As Fall approaches, the annual trial and tribulation of budget season is about to begin. Conscientious building managers have likely had an inspection conducted as part of their due diligence, but what comes next when facility managers are facing a roof replacement or other large expenses when products begin nearing the end of their usable life?

According to the professionals at Western Specialty Contractors, facility management professionals should now begin evaluating strategies and tactics that they can use to make the most of their budgeting season.

“I think that it’s important to look back on previous years,” said Bob Gender Region Manager at Western Specialty Contractors. “Whether or not you’re a new or seasoned manager to a building, it’s important to look at past budgets and actual spending from previous years to determine how much you should put in your budget for the following year.”

Gender notes that managers do not want to be faced with a huge variance in spending versus budget. Unforeseen situations like weather activity can’t be predicted but being able to look at historical spending on a building’s roof, for example, is an important factor to consider when compiling a budget.

Property managers are tasked with giving very detailed budget numbers to their building owners, but they are often lacking an important explanation or summary as to why a repair needs to be done.

According to Gender, “What’s really important is explaining the consequences of deferring maintenance on your roof, or any part of the building. When you buy a car and defer maintenance, like not changing the oil or rotating the tires, the car will age prematurely and be more costly to repair down the road. The same analogy goes for building maintenance.”

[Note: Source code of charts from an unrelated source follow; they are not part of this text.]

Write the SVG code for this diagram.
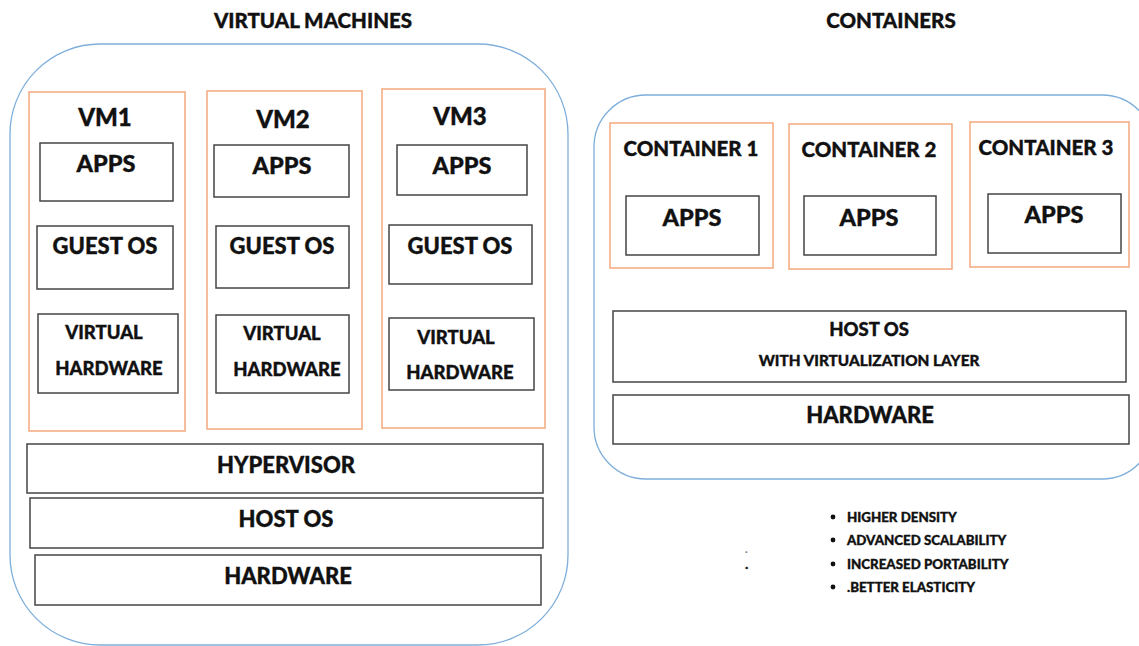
<svg xmlns="http://www.w3.org/2000/svg" width="1139" height="646" viewBox="0 0 1139 646">
<style>
text{font-family:Lato,"Open Sans","Liberation Sans",sans-serif;font-weight:900;fill:#111;text-anchor:middle;stroke:#111;stroke-width:0.35}
.outer{fill:none;stroke:#7eaedb;stroke-width:1.3}
.org{fill:#fff;stroke:#f4a97c;stroke-width:1.5}
.box{fill:#fff;stroke:#444;stroke-width:1.5}
.t20{font-size:20.5px}
.t24{font-size:24px}
.t23{font-size:23.5px}
.t22{font-size:22px}
.t21{font-size:21px}
.t18{font-size:18.5px}
.t15{font-size:15.3px}
.t13{font-size:13.3px;text-anchor:start}
</style>
<rect width="1139" height="646" fill="#fff"/>
<text class="t20" x="313" y="28">VIRTUAL MACHINES</text>
<text class="t20" x="891" y="28">CONTAINERS</text>

<g id="vm-env">
<rect class="outer" x="10" y="44" width="558" height="601" rx="90" ry="90"/>
</g>
<g id="vm1">
<rect class="org" x="29" y="92" width="156" height="339"/>
<text class="t24" x="105" y="126">VM1</text>
</g>
<g id="vm1-apps"><rect class="box" x="40" y="143" width="133" height="58"/><text class="t23" x="106" y="172">APPS</text></g>
<g id="vm1-guest"><rect class="box" x="37" y="226" width="136" height="63"/><text class="t22" x="105" y="254">GUEST OS</text></g>
<g id="vm1-vhw"><rect class="box" x="38" y="314" width="140" height="79"/><text class="t18" x="104" y="339">VIRTUAL</text><text class="t18" x="109" y="375">HARDWARE</text></g>

<g id="vm2">
<rect class="org" x="207" y="91" width="155" height="338"/>
<text class="t24" x="283" y="128">VM2</text>
</g>
<g id="vm2-apps"><rect class="box" x="214" y="145" width="135" height="52"/><text class="t23" x="282" y="174">APPS</text></g>
<g id="vm2-guest"><rect class="box" x="216" y="226" width="133" height="62"/><text class="t22" x="282" y="254">GUEST OS</text></g>
<g id="vm2-vhw"><rect class="box" x="216" y="315" width="133" height="78"/><text class="t18" x="282" y="340">VIRTUAL</text><text class="t18" x="287" y="376">HARDWARE</text></g>

<g id="vm3">
<rect class="org" x="382" y="89" width="163" height="339"/>
<text class="t24" x="460" y="125">VM3</text>
</g>
<g id="vm3-apps"><rect class="box" x="397" y="145" width="130" height="50"/><text class="t23" x="462" y="174">APPS</text></g>
<g id="vm3-guest"><rect class="box" x="389" y="225" width="143" height="59"/><text class="t22" x="460" y="254">GUEST OS</text></g>
<g id="vm3-vhw"><rect class="box" x="389" y="318" width="145" height="72"/><text class="t18" x="456" y="344">VIRTUAL</text><text class="t18" x="460" y="379">HARDWARE</text></g>

<g id="hypervisor"><rect class="box" x="27" y="444" width="516" height="49"/><text class="t22" x="286" y="473">HYPERVISOR</text></g>
<g id="vm-hostos"><rect class="box" x="30" y="498" width="513" height="50"/><text class="t22" x="286" y="527">HOST OS</text></g>
<g id="vm-hardware"><rect class="box" x="35" y="555" width="506" height="50"/><text class="t22" x="288" y="584">HARDWARE</text></g>

<g id="ct-env">
<rect class="outer" x="594" y="95" width="560" height="384" rx="52" ry="52"/>
</g>
<g id="c1"><rect class="org" x="610" y="123" width="163" height="145"/><text class="t20" x="691" y="156">CONTAINER 1</text></g>
<g id="c1-apps"><rect class="box" x="626" y="196" width="133" height="59"/><text class="t23" x="692" y="226">APPS</text></g>
<g id="c2"><rect class="org" x="789" y="124" width="163" height="145"/><text class="t20" x="869" y="157">CONTAINER 2</text></g>
<g id="c2-apps"><rect class="box" x="804" y="196" width="132" height="59"/><text class="t23" x="869" y="226">APPS</text></g>
<g id="c3"><rect class="org" x="970" y="122" width="159" height="145"/><text class="t20" x="1046" y="155">CONTAINER 3</text></g>
<g id="c3-apps"><rect class="box" x="988" y="194" width="133" height="59"/><text class="t23" x="1054" y="223">APPS</text></g>
<g id="ct-hostos"><rect class="box" x="613" y="311" width="513" height="71"/><text class="t18" x="869" y="336">HOST OS</text><text class="t15" x="869" y="366">WITH VIRTUALIZATION LAYER</text></g>
<g id="ct-hardware"><rect class="box" x="613" y="395" width="516" height="49"/><text class="t22" x="870" y="423">HARDWARE</text></g>

<g id="connectors"></g>

<g id="benefits">
<circle cx="833" cy="517" r="2.4" fill="#111"/><text class="t13" x="847" y="522">HIGHER DENSITY</text>
<circle cx="833" cy="540" r="2.4" fill="#111"/><text class="t13" x="847" y="545">ADVANCED SCALABILITY</text>
<circle cx="833" cy="564" r="2.4" fill="#111"/><text class="t13" x="847" y="569">INCREASED PORTABILITY</text>
<circle cx="833" cy="587" r="2.4" fill="#111"/><text class="t13" x="847" y="592">.BETTER ELASTICITY</text>
<text class="t13" x="745" y="553" style="font-size:11px;stroke-width:0;fill:#777">.</text>
<text class="t13" x="745" y="569" style="font-size:14px">.</text>
</g>
</svg>
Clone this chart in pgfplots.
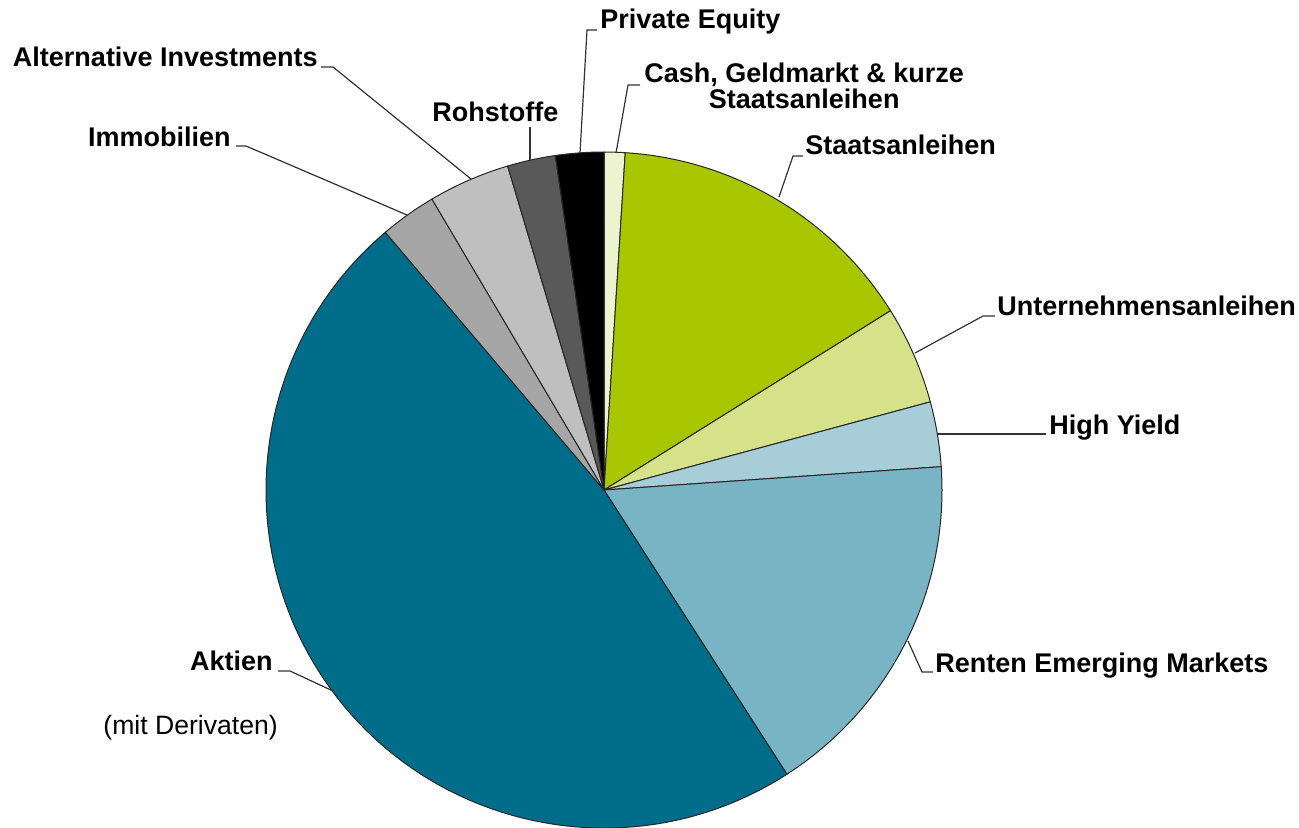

Owners who are going to sell a property in the near future may have different considerations when it comes to spending for items such as a new roof. While spending for maintenance might not increase the sales price of a building, not spending may cause an owner to have to sell the building at a discount later.

“If you’re on the seller’s side of a transaction, I think it’s in your best interest to get repairs completed before the sale,” said Gender. “Owners can either pay for repairs now or they’ll be paying for it later, in the sale price.”

Gender finds repairs to be a selling advantage, showing, for example, how an owner has taken care of the roof, like conducting annual roof inspections and having the recommended repairs completed. The same calculations go for the façade, the parking structure, or any other major maintenance areas of a building.

“I think being proactive is key in keeping future costs down, and hiring your preferred contractor to do annual inspections is just one way of being proactive. When you do it every year, it will not take as much time to inspect and the repairs will likely be less widespread, as well as less severe, saving your owner money. Whereas, if you do the inspections every five years, it becomes a game of catch up,” said Gender.